In recent weeks I have been wholly transfixed by the
procession of statesmen (and others) giving evidence under oath before the
Leveson Inquiry into the culture, practice and ethics of the British press. The
hearings, which stream live online, and may be consulted subsequently, together
with witnesses’ written submissions, provide a unique and baffling picture of
the British press in recent decades—but more interestingly an opportunity to
hear an extended narrative furnished by people who were at one time at the very
heart of government that is, for once, neither conveyed nor indeed meditated nor interpreted nor disrupted nor rationed nor tampered with by the press, television, or radio. I cannot remember a time when it was possible to
sit there and take the measure of a public figure purely through what he has to
say (in answer, here, to questions asked by Counsel to the Inquiry Robert Jay, Q.C.), without the background noise of media
distortion, and outside the fiercely combative theater of Prime Minister’s Questions in the
House of Commons.

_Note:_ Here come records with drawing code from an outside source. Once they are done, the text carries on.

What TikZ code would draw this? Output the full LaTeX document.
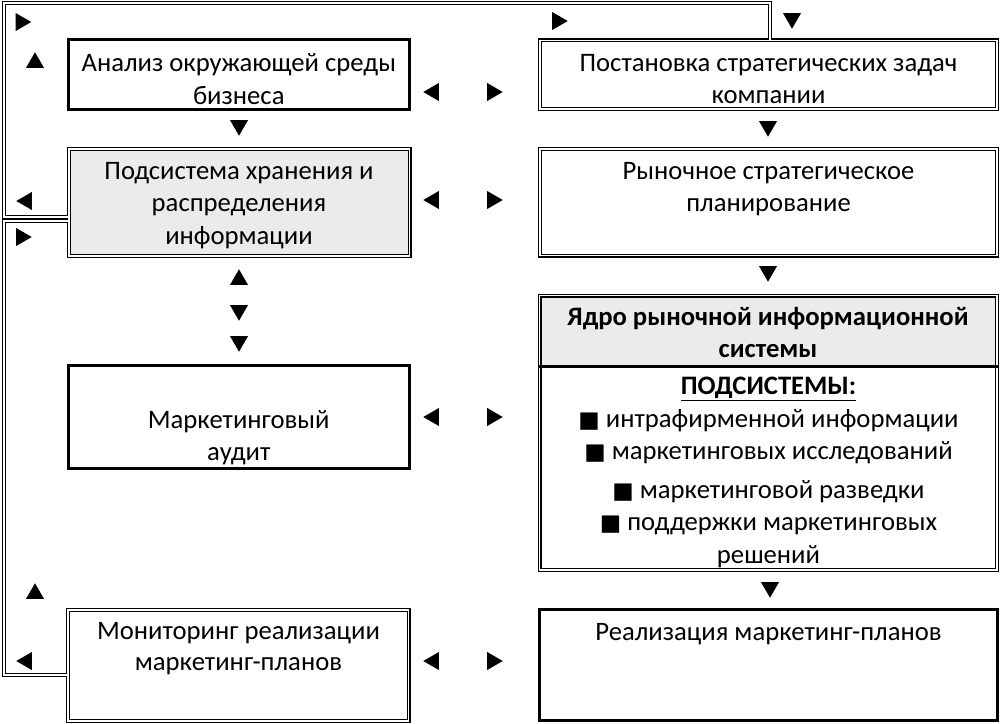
\documentclass[tikz,border=0pt]{standalone}
\usepackage{fontspec}
\setmainfont{Carlito}
\newfontfamily\symfont{DejaVu Sans}
\usetikzlibrary{shapes.geometric}
\definecolor{hdgray}{HTML}{EBEBEB}
\newcommand{\sqbul}{{\symfont\fontsize{17}{17}\selectfont ■}}
\tikzset{
  boxw/.style={minimum width={#1*0.75pt}},
  boxh/.style={minimum height={#1*0.75pt}},
  tbox/.style={draw=black, line width=2.25pt, inner sep=0},
  dbox/.style={draw=black, line width=0.85pt, double=white, double distance=1.3pt, inner sep=0},
  frame/.style={draw=black, line width=0.75pt, double=white, double distance=1.5pt},
  txt/.style={align=center, inner sep=0, font=\fontsize{20}{24.4}\selectfont},
  tri/.style={regular polygon, regular polygon sides=3, fill=black, draw=none, inner sep=0, minimum size=15.5pt},
  triup/.style={tri},
  tridn/.style={tri, shape border rotate=180},
  trirt/.style={tri, shape border rotate=-90},
  trilt/.style={tri, shape border rotate=90}
}
\begin{document}
\begin{tikzpicture}[x=0.75pt,y=-0.75pt]
\useasboundingbox (0,0) rectangle (1000,724);
\fill[white] (0,0) rectangle (1000,724);

% boxes
\node[tbox, boxw=340.5, boxh=69.5] (A) at (238.75,74.75) {};
\node[dbox, boxw=457, boxh=68.5] (B) at (768.5,74.75) {};
\node[dbox, fill=hdgray, boxw=340.5, boxh=107] (C) at (239.25,202.5) {};
\node[dbox, boxw=457, boxh=106.5] (D) at (768.5,202.25) {};
\node[tbox, boxw=340.5, boxh=102.5] (E) at (238.75,416.75) {};
\fill[hdgray] (539.5,295.5) rectangle (997,366.5);
\node[dbox, boxw=457.5, boxh=274.5] (F) at (768.25,432.75) {};
\coordinate (hd) at (0,366.5);
\draw[line width=2.25pt] (F.west |- hd) -- (F.east |- hd);
\node[dbox, boxw=340.5, boxh=111] (G) at (238.25,665.5) {};
\node[tbox, boxw=458, boxh=111] (H) at (768.5,665) {};

% texts
\node[txt] (At) at (238.75,79) {Анализ окружающей среды\\бизнеса};
\node[txt] (Bt) at (768.5,79) {Постановка стратегических задач\\компании};
\node[txt] (Ct) at (239,205.5) {Подсистема хранения и\\распределения\\информации};
\node[txt] (Dt) at (768.5,189) {Рыночное стратегическое\\планирование};
\node[txt] (Et) at (238.75,437.5) {Маркетинговый\\аудит};
\node[txt, font=\fontsize{20}{24.4}\selectfont\bfseries] (Ft) at (768,332.5) {Ядро рыночной информационной\\системы};
\node[txt] (Fb) at (768.5,472.5) {\textbf{\underline{ПОДСИСТЕМЫ:}}\\
\sqbul{} интрафирменной информации\\
\sqbul{} маркетинговых исследований\\[4.5pt]
\sqbul{} маркетинговой разведки\\
\sqbul{} поддержки маркетинговых\\
решений};
\node[txt, font=\fontsize{20}{23}\selectfont] (Gt) at (238.5,648.5) {Мониторинг реализации\\маркетинг-планов};
\node[txt] (Ht) at (768.5,634) {Реализация маркетинг-планов};

% frame connectors
\coordinate (fa) at (3.5,216.5);
\coordinate (fb) at (3.5,3.5);
\coordinate (fc) at (769.5,3.5);
\draw[frame] (C.west |- fa) -- (fa) -- (fb) -- (fc) -- (B.north -| fc);
\coordinate (ga) at (3.5,221);
\coordinate (gb) at (3.5,675);
\draw[frame] (C.west |- ga) -- (ga) -- (gb) -- (G.west |- gb);

% arrow marks
\node[trirt] (r1) at (20.9,22) {};
\node[trirt] (r2) at (557.4,21) {};
\node[tridn] (d1) at (792,18.4) {};
\node[triup] (u1) at (35,62.6) {};
\node[trilt] (l1) at (433.6,92) {};
\node[trirt] (r3) at (492.4,92) {};
\node[tridn] (d2) at (239,125.4) {};
\node[tridn] (d3) at (768,126.4) {};
\node[trilt] (l2) at (26.6,201) {};
\node[trirt] (r4) at (21.4,237) {};
\node[trilt] (l3) at (433.6,200) {};
\node[trirt] (r5) at (492.4,200) {};
\node[triup] (u2) at (239,279.6) {};
\node[tridn] (d4) at (239,310.4) {};
\node[tridn] (d5) at (239,341.4) {};
\node[tridn] (d6) at (768,271.4) {};
\node[trilt] (l4) at (433.6,417) {};
\node[trirt] (r6) at (492.4,417) {};
\node[tridn] (d7) at (770,587.4) {};
\node[triup] (u3) at (35,593.6) {};
\node[trilt] (l5) at (26.6,661) {};
\node[trilt] (l6) at (433.6,661) {};
\node[trirt] (r7) at (492.4,661) {};
\end{tikzpicture}
\end{document}
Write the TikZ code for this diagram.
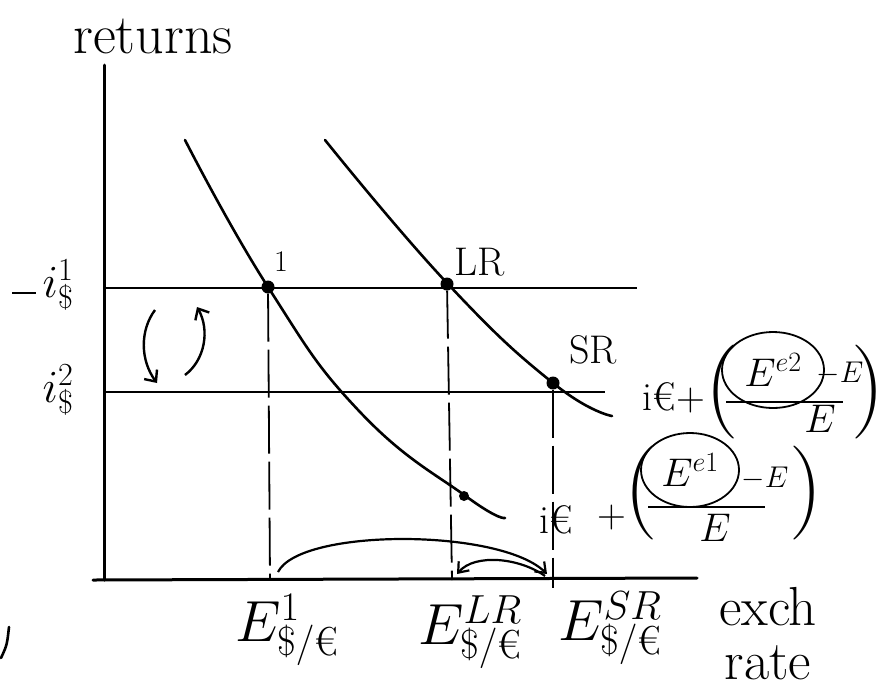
\RequirePackage{fix-cm}
\documentclass[tikz,border=0pt]{standalone}
\usepackage{fontspec}
\usepackage{amsmath}
\usetikzlibrary{arrows.meta,shapes.geometric}
\begin{document}
\begin{tikzpicture}[x=1pt,y=-1pt,
  axis/.style={line width=3pt,line cap=round},
  hline/.style={line width=2.4pt},
  curveline/.style={line width=2.6pt,line cap=round},
  guide/.style={line width=1.8pt,dash pattern=on 48pt off 8pt},
  eqdot/.style={circle,fill=black,inner sep=0pt,minimum size=13pt},
  lbl/.style={font=\fontsize{40}{44}\selectfont,inner sep=0pt},
  fml/.style={font=\fontsize{40}{44}\selectfont,inner sep=0pt},
  sml/.style={font=\fontsize{30}{34}\selectfont,inner sep=0pt},
  paren/.style={font=\fontsize{94}{94}\selectfont,inner sep=0pt},
  elbl/.style={font=\fontsize{58}{62}\selectfont,inner sep=0pt},
  circ/.style={ellipse,draw,line width=1.8pt,inner sep=0pt},
  arc/.style={line width=2.2pt,-{Straight Barb[length=9pt,width=14pt]}}]
\useasboundingbox (0,0) rectangle (888,694);
% axes
\coordinate (ytop) at (104,65);
\coordinate (origin) at (104,580);
\coordinate (xend) at (697,578);
\coordinate (xstart) at (93,580);
\draw[axis] (ytop) -- (origin);
\draw[axis] (xstart) -- (xend);
% horizontal returns lines
\coordinate (h1a) at (104,288);
\coordinate (h1b) at (637,288);
\coordinate (h2a) at (104,392);
\coordinate (h2b) at (605,392);
\draw[hline] (h1a) -- (h1b);
\draw[hline] (h2a) -- (h2b);
\coordinate (tk1) at (12,293);
\coordinate (tk2) at (36,293);
\draw[line width=1.4pt] (tk1) -- (tk2);
% curves
\draw[curveline] plot[smooth,tension=0.8] coordinates {(185,140) (268,287) (360,412) (467,497) (505,518)};
\draw[curveline] plot[smooth,tension=0.8] coordinates {(325,140) (447,283) (553,383) (612,416)};
% equilibrium points
\node[eqdot] (p1) at (268,287) {};
\node[eqdot] (pLR) at (447,284) {};
\node[eqdot] (pSR) at (553,383) {};
\node[eqdot,minimum size=10pt] (pd) at (464,496) {};
% feet on x-axis
\coordinate (f1) at (270,580);
\coordinate (fLR) at (452,580);
\coordinate (fSR) at (553,588);
\draw[guide] (p1) -- (f1);
\draw[guide] (pLR) -- (fLR);
\draw[guide] (pSR) -- (fSR);
% arrows between lines
\coordinate (a1s) at (155,310);
\coordinate (a1e) at (157,383);
\draw[line width=2.4pt,-{Straight Barb[length=9pt,width=16pt]}] (a1s) .. controls (140,330) and (140,360) .. (a1e);
\coordinate (a2s) at (185,375);
\coordinate (a2e) at (197,307);
\draw[line width=2.4pt,-{Straight Barb[length=9pt,width=16pt]}] (a2s) .. controls (205,360) and (210,330) .. (a2e);
% arcs on x-axis
\coordinate (b1s) at (278,572);
\coordinate (b1e) at (547,574);
\draw[arc] (b1s) .. controls (300,528) and (500,528) .. (b1e);
\coordinate (b2s) at (545,576);
\coordinate (b2e) at (457,574);
\draw[arc] (b2s) .. controls (520,558) and (475,553) .. (b2e);
% axis and point labels
\node[font=\fontsize{56}{60}\selectfont,inner sep=0pt] (ret) at (153,36) {returns};
\node[lbl,font=\fontsize{30}{34}\selectfont] (l1) at (281,262) {1};
\node[lbl] (lLR) at (480,262) {LR};
\node[lbl] (lSR) at (593,350) {SR};
\node[font=\fontsize{46}{50}\selectfont,inner sep=0pt] (i1) at (58,285) {$i^{1}_{\$}$};
\node[font=\fontsize{46}{50}\selectfont,inner sep=0pt] (i2) at (58,390) {$i^{2}_{\$}$};
% upper return curve label
\node[fml] (r2i) at (674,398) {i€+};
\node[paren] (r2lp) at (722,392) {\makebox[20pt]{(}};
\node[circ,fml,minimum width=102pt,minimum height=76pt] (r2n) at (773,370) {$E^{e2}$};
\node[sml] (r2m) at (840,373) {$-E$};
\coordinate (r2bl) at (726,402);
\coordinate (r2br) at (843,402);
\draw[line width=1.8pt] (r2bl) -- (r2br);
\node[fml] (r2d) at (820,419) {$E$};
\node[paren] (r2rp) at (868,392) {\makebox[20pt]{)}};
% lower return curve label
\node[fml] (r1i) at (556,520) {i€};
\node[fml] (r1p) at (612,518) {+};
\node[paren] (r1lp) at (641,493) {\makebox[20pt]{(}};
\node[circ,fml,minimum width=98pt,minimum height=74pt] (r1n) at (690,470) {$E^{e1}$};
\node[sml] (r1m) at (765,478) {$-E$};
\coordinate (r1bl) at (648,507);
\coordinate (r1br) at (765,507);
\draw[line width=1.8pt] (r1bl) -- (r1br);
\node[fml] (r1d) at (715,528) {$E$};
\node[paren] (r1rp) at (806,493) {\makebox[20pt]{)}};
% exchange-rate labels
\node[elbl] (e1) at (287,630) {$E^{1}_{\$/\text{€}}$};
\node[elbl] (eLR) at (470,632) {$E^{LR}_{\$/\text{€}}$};
\node[elbl] (eSR) at (610,628) {$E^{SR}_{\$/\text{€}}$};
\node[font=\fontsize{55}{54}\selectfont,inner sep=0pt,align=center] (ex) at (768,634) {exch\\rate};
% stray pen stroke at left edge
\draw[line width=2.6pt,line cap=round] (9,627) .. controls (7,645) .. (1,658);
\end{tikzpicture}
\end{document}
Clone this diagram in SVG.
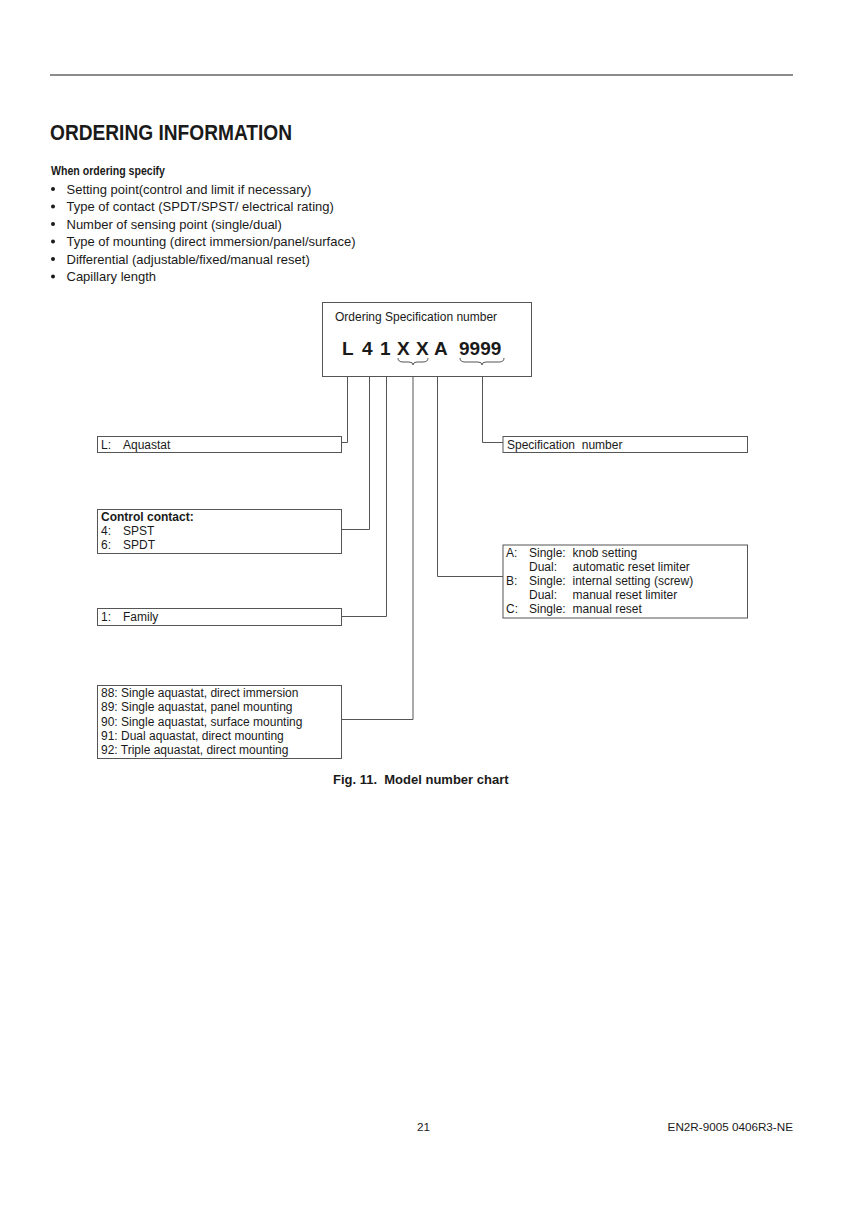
<svg xmlns="http://www.w3.org/2000/svg" width="867" height="1227" viewBox="0 0 867 1227">
<style>
text{font-family:"Liberation Sans",Arial,sans-serif;fill:#1a1a1a}
.b{font-size:13px}
.t{font-size:12px}
.bold{font-weight:bold}
.box{fill:#fff;stroke:#555;stroke-width:1}
.ln{fill:none;stroke:#555;stroke-width:1}
.code{font-size:19px;font-weight:bold}
.pre{white-space:pre}
</style>
<rect width="867" height="1227" fill="#fff"/>
<line x1="50" y1="75" x2="793" y2="75" stroke="#666" stroke-width="1.3"/>
<g id="heading">
<text x="50" y="140" font-size="22" font-weight="bold" textLength="242" lengthAdjust="spacingAndGlyphs">ORDERING INFORMATION</text>
<text x="51" y="175" font-size="12.5" font-weight="bold" textLength="114" lengthAdjust="spacingAndGlyphs">When ordering specify</text>
</g>
<g id="bullets" class="b">
<circle cx="53" cy="189" r="2" fill="#1a1a1a"/><text x="66.5" y="193.5">Setting point(control and limit if necessary)</text>
<circle cx="53" cy="206.5" r="2" fill="#1a1a1a"/><text x="66.5" y="211">Type of contact (SPDT/SPST/ electrical rating)</text>
<circle cx="53" cy="224" r="2" fill="#1a1a1a"/><text x="66.5" y="228.5">Number of sensing point (single/dual)</text>
<circle cx="53" cy="241.5" r="2" fill="#1a1a1a"/><text x="66.5" y="246">Type of mounting (direct immersion/panel/surface)</text>
<circle cx="53" cy="259" r="2" fill="#1a1a1a"/><text x="66.5" y="263.5">Differential (adjustable/fixed/manual reset)</text>
<circle cx="53" cy="276.5" r="2" fill="#1a1a1a"/><text x="66.5" y="281">Capillary length</text>
</g>
<g id="spec">
<rect class="box" x="322.5" y="302.5" width="209" height="74"/>
<text class="t" x="335" y="321">Ordering Specification number</text>
<text class="code" x="342" y="355">L</text>
<text class="code" x="362" y="355">4</text>
<text class="code" x="380" y="355">1</text>
<text class="code" x="397" y="355">X</text>
<text class="code" x="416" y="355">X</text>
<text class="code" x="434" y="355">A</text>
<text class="code" x="459" y="355">9999</text>
<path class="ln" d="M398,358 q0,4 5,4 h6 q4,0 4,3 q0,-3 4,-3 h6 q5,0 5,-4"/>
<path class="ln" d="M460,358 q0,4 5,4 h13 q4,0 4,3 q0,-3 4,-3 h13 q5,0 5,-4"/>
</g>
<g id="connectors">
<path class="ln" d="M347.5,377 V442.5 H341.5"/>
<path class="ln" d="M369.5,377 V529.5 H341.5"/>
<path class="ln" d="M386.5,377 V616.5 H341.5"/>
<path class="ln" d="M413,377 V719.5 H341.5"/>
<path class="ln" d="M437.5,377 V576.5 H503"/>
<path class="ln" d="M482.5,377 V442.5 H503"/>
</g>
<g id="n-aquastat">
<rect class="box" x="97.5" y="436.5" width="244" height="16"/>
<text class="t" x="101" y="448.5">L:</text><text class="t" x="123" y="448.5">Aquastat</text>
</g>
<g id="n-specnum">
<rect class="box" x="503" y="436.5" width="244.5" height="16"/>
<text class="t pre" x="507" y="448.5">Specification  number</text>
</g>
<g id="n-contact">
<rect class="box" x="97.5" y="509.5" width="244" height="44"/>
<text class="t bold" x="101" y="521">Control contact:</text>
<text class="t" x="101" y="535">4:</text><text class="t" x="123" y="535">SPST</text>
<text class="t" x="101" y="549">6:</text><text class="t" x="123" y="549">SPDT</text>
</g>
<g id="n-family">
<rect class="box" x="97.5" y="608.5" width="244" height="17"/>
<text class="t" x="101" y="621">1:</text><text class="t" x="123" y="621">Family</text>
</g>
<g id="n-setting">
<rect class="box" x="503" y="545" width="244.5" height="73"/>
<text class="t" x="506" y="557">A:</text><text class="t" x="529" y="557">Single:</text><text class="t" x="572.5" y="557">knob setting</text>
<text class="t" x="529" y="571">Dual:</text><text class="t" x="572.5" y="571">automatic reset limiter</text>
<text class="t" x="506" y="585">B:</text><text class="t" x="529" y="585">Single:</text><text class="t" x="572.5" y="585">internal setting (screw)</text>
<text class="t" x="529" y="599">Dual:</text><text class="t" x="572.5" y="599">manual reset limiter</text>
<text class="t" x="506" y="613">C:</text><text class="t" x="529" y="613">Single:</text><text class="t" x="572.5" y="613">manual reset</text>
</g>
<g id="n-type">
<rect class="box" x="97.5" y="685.5" width="244" height="73"/>
<text class="t" x="101" y="697">88: Single aquastat, direct immersion</text>
<text class="t" x="101" y="711.3">89: Single aquastat, panel mounting</text>
<text class="t" x="101" y="725.6">90: Single aquastat, surface mounting</text>
<text class="t" x="101" y="739.9">91: Dual aquastat, direct mounting</text>
<text class="t" x="101" y="754.2">92: Triple aquastat, direct mounting</text>
</g>
<text class="bold pre" x="333" y="784" font-size="13">Fig. 11.  Model number chart</text>
<g id="footer">
<text x="417" y="1131" font-size="11.7">21</text>
<text x="793" y="1131" font-size="11.7" text-anchor="end">EN2R-9005 0406R3-NE</text>
</g>
</svg>
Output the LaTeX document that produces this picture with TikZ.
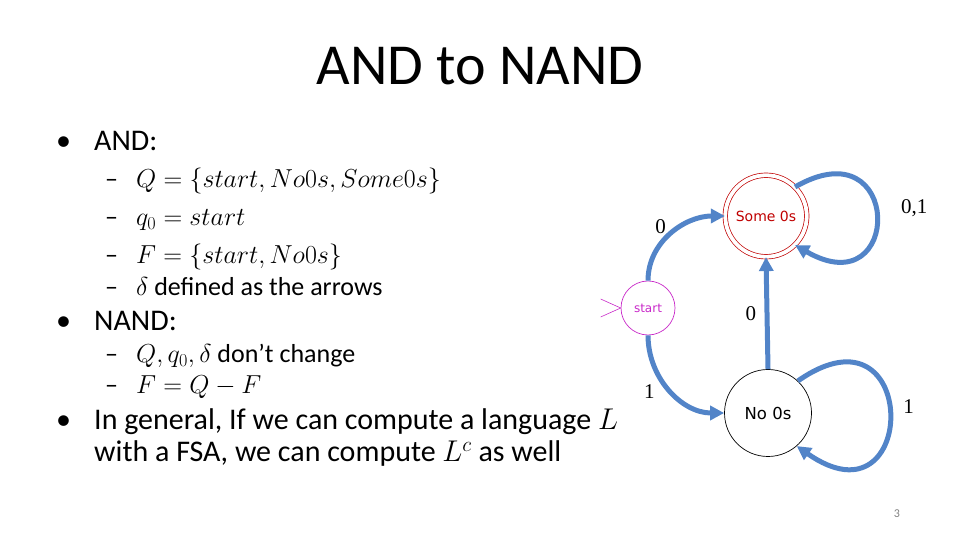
\RequirePackage{fix-cm}
\documentclass[tikz,border=0pt]{standalone}
\usepackage{fontspec}
\setmainfont{Carlito}
\newfontfamily\statefont{DejaVu Sans}
\newfontfamily\lblfont{Liberation Serif}
\usetikzlibrary{arrows.meta}

\definecolor{trblue}{RGB}{82,132,200}
\definecolor{stmag}{RGB}{200,40,200}
\definecolor{accred}{RGB}{192,0,0}

\begin{document}
\begin{tikzpicture}[x=1pt,y=1pt,
  hd/.style={anchor=base,inner sep=0pt,font=\fontsize{58}{60}\selectfont},
  bul/.style={anchor=base west,inner sep=0pt,font=\fontsize{30}{32}\selectfont},
  sub/.style={anchor=base west,inner sep=0pt,font=\fontsize{26}{28}\selectfont},
  st/.style={circle,draw=black,fill=white,line width=0.7pt,minimum size=87pt,inner sep=0pt,font=\statefont\fontsize{16.5}{18}\selectfont},
  acc/.style={circle,draw=accred,fill=white,line width=0.7pt,double,double distance=3.8pt,minimum size=81.5pt,inner sep=0pt,text=accred,font=\statefont\fontsize{14}{16}\selectfont},
  init/.style={circle,draw=stmag,line width=0.7pt,minimum size=54pt,inner sep=0pt,text=stmag,font=\statefont\fontsize{12}{14}\selectfont},
  initmk/.style={draw=stmag,line width=0.6pt},
  trans/.style={-{Triangle[length=14pt,width=14pt]},line width=5pt,draw=trblue},
  lbl/.style={font=\lblfont\fontsize{21}{22}\selectfont},
  pgnum/.style={text=gray,font=\fontsize{12}{14}\selectfont}
]
  \useasboundingbox (0,0) rectangle (960,540);

  \node[hd] (title) at (480,455) {AND to NAND};

  \node[bul] (b1)   at (56,389)  {\textbullet};
  \node[bul] (and)  at (94,389)  {AND:};
  \node[sub] (d1)   at (105,352) {--};
  \node[sub] (qset) at (136,352) {$Q=\{start,No0s,Some0s\}$};
  \node[sub] (d2)   at (105,314) {--};
  \node[sub] (qz)   at (136,314) {$q_0=start$};
  \node[sub] (d3)   at (105,276) {--};
  \node[sub] (fset) at (136,276) {$F=\{start,No0s\}$};
  \node[sub] (d4)   at (105,244) {--};
  \node[sub] (delta) at (136,244) {$\delta$ defined as the arrows};
  \node[bul] (b2)   at (56,209)  {\textbullet};
  \node[bul] (nand) at (94,209)  {NAND:};
  \node[sub] (d5)   at (105,177) {--};
  \node[sub] (same) at (136,177) {$Q,q_0,\delta$ don’t change};
  \node[sub] (d6)   at (105,146) {--};
  \node[sub] (fnew) at (136,146) {$F=Q-F$};
  \node[bul] (b3)   at (56,110)  {\textbullet};
  \node[bul] (gen1) at (94,110)  {In general, If we can compute a language $L$};
  \node[bul] (gen2) at (94,78)   {with a FSA, we can compute $L^c$ as well};

  % automaton
  \node[init] (start) at (648,232) {start};
  \node[acc]  (some)  at (766,324) {Some 0s};
  \node[st]   (no)    at (768,127) {No 0s};

  \draw[initmk] ([shift={(-20,9)}]start.west) -- (start.west) -- ([shift={(-20,-9)}]start.west);

  \draw[trans] (start.north) to[out=90,in=180] node[lbl,pos=0.4,above left=1pt,xshift=9pt] {0} (some.west);
  \draw[trans] (start.south) to[out=-90,in=180] node[lbl,pos=0.4,below left=1pt,xshift=-1pt,yshift=3pt] {1} (no.west);
  \draw[trans] (no.north) -- node[lbl,left=5pt] {0} (some.south);
  \draw[trans] (some.45) .. controls +(30:125) and +(-30:125) .. node[lbl,right=19pt,yshift=8pt] {0,1} (some.-45);
  \draw[trans] (no.47) .. controls +(35:150) and +(-35:150) .. node[lbl,right=8pt,yshift=7pt] {1} (no.-49);

  \node[pgnum] (pg) at (897,26) {3};
\end{tikzpicture}
\end{document}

Perhaps this is naïve, but it is at least a pleasant change—and to me revelatory. Sir John Major was especially impressive, I thought, far beyond the fact that he spoke in whole and uninterrupted English sentences, without notes, without
hesitation, many of them complex, and brimming with common sense—in this case for more than
two and a half hours, without interruption. In a sense this is anti-television,
contra-media, and probably for that reason completely engrossing.